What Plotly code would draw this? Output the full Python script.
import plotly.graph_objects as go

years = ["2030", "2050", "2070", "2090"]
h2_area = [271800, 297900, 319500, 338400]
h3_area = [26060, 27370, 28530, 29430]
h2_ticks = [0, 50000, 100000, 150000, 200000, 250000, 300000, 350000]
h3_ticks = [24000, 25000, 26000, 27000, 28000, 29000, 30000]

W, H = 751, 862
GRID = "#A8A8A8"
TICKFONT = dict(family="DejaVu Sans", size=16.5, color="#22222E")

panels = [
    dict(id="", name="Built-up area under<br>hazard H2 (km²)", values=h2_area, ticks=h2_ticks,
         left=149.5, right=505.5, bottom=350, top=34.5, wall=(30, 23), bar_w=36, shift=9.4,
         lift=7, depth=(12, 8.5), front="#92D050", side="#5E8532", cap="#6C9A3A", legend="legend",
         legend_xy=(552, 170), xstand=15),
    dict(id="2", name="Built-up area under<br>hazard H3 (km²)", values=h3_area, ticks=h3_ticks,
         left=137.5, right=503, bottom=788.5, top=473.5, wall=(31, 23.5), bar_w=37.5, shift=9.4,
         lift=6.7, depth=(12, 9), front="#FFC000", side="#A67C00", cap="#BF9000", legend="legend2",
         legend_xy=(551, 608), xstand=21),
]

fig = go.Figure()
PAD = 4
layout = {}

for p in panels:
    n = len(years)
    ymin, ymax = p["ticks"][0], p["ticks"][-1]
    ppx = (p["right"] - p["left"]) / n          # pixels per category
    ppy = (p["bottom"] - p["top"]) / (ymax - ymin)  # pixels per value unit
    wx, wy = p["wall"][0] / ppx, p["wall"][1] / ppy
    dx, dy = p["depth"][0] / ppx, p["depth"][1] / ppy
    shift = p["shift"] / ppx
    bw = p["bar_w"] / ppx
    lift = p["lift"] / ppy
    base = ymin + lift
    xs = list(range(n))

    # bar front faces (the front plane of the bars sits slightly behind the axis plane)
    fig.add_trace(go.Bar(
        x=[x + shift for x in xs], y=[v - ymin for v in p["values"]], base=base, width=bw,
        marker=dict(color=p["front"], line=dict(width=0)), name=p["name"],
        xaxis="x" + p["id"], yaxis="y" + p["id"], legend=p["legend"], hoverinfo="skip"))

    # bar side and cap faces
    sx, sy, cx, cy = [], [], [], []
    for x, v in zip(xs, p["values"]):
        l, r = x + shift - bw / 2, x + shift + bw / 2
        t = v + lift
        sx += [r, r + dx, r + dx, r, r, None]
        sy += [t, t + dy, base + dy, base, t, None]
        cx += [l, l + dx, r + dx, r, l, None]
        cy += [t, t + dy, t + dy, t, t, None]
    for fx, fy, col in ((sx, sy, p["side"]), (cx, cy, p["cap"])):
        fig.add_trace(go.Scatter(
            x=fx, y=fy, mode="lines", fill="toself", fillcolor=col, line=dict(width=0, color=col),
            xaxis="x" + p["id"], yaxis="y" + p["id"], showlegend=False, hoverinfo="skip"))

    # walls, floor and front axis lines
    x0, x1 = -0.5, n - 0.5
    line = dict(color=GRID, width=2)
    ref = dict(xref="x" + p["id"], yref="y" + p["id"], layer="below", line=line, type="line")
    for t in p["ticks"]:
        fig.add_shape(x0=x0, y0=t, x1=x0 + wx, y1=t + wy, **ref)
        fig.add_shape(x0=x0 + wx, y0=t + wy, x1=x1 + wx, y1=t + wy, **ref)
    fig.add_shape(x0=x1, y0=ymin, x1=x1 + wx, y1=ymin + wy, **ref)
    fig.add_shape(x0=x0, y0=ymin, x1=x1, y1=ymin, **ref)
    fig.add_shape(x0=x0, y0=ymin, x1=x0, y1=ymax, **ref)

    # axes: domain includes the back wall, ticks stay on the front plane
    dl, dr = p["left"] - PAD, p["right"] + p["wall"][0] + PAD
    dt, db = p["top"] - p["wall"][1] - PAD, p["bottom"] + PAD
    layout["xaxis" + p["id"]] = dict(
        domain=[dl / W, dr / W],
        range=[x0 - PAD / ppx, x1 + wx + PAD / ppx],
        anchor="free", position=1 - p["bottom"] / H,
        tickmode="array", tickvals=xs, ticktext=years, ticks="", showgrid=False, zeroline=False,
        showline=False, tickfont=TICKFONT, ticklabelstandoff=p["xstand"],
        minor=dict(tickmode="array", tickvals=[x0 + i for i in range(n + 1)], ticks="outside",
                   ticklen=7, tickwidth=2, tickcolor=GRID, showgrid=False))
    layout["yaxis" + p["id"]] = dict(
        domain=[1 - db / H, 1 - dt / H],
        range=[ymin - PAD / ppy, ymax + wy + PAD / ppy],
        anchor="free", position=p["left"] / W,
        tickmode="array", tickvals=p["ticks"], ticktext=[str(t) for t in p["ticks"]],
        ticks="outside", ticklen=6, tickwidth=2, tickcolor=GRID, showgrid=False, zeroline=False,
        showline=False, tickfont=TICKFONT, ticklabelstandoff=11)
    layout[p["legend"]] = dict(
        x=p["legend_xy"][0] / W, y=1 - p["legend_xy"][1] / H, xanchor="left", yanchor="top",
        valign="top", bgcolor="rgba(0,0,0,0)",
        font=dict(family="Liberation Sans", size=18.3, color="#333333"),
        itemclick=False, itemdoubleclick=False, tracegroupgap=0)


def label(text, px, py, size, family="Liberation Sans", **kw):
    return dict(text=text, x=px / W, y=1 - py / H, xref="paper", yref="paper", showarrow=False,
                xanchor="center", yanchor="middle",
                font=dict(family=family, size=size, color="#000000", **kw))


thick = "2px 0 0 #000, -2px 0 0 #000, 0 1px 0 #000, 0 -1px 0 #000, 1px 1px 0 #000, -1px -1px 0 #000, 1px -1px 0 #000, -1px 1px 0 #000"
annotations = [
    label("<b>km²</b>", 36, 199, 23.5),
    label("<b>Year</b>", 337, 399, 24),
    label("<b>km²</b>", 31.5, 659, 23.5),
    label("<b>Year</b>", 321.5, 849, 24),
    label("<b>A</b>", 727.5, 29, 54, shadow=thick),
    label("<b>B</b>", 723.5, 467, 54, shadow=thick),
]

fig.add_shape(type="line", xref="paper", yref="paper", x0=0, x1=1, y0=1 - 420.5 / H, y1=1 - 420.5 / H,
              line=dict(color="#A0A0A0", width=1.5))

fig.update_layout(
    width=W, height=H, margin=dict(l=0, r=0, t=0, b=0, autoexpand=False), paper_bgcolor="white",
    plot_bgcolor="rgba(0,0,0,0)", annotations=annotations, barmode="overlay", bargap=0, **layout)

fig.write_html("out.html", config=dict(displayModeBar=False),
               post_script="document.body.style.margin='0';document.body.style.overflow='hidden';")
---
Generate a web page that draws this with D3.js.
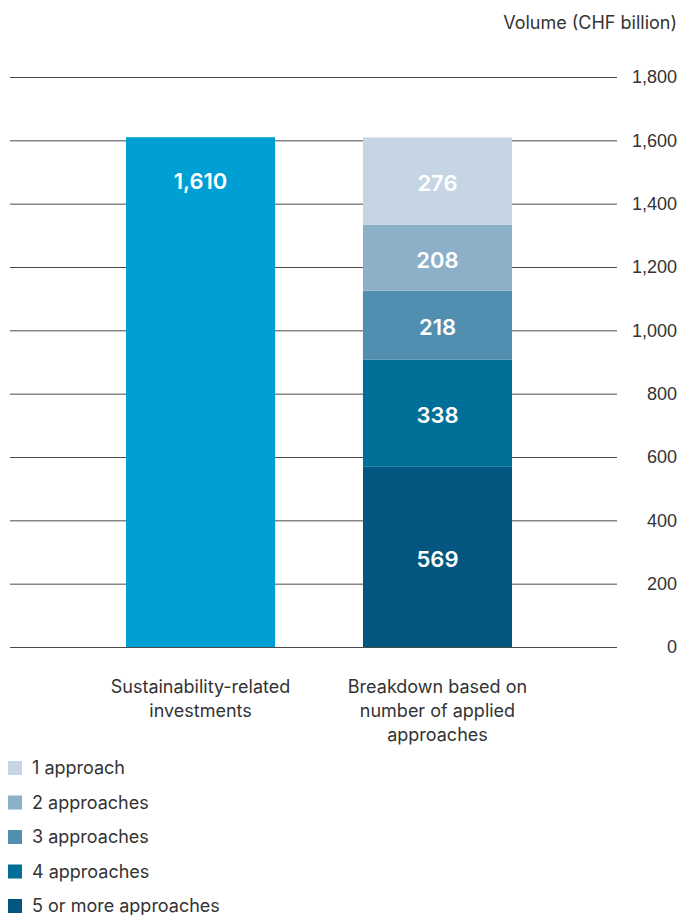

EXERCISE INSTRUCTIONS –
List every line above that contains the word "this".

EXPECTED ANSWER –
What Plotly code would draw this? Output the full Python script.
Generate a web page that draws this with D3.js.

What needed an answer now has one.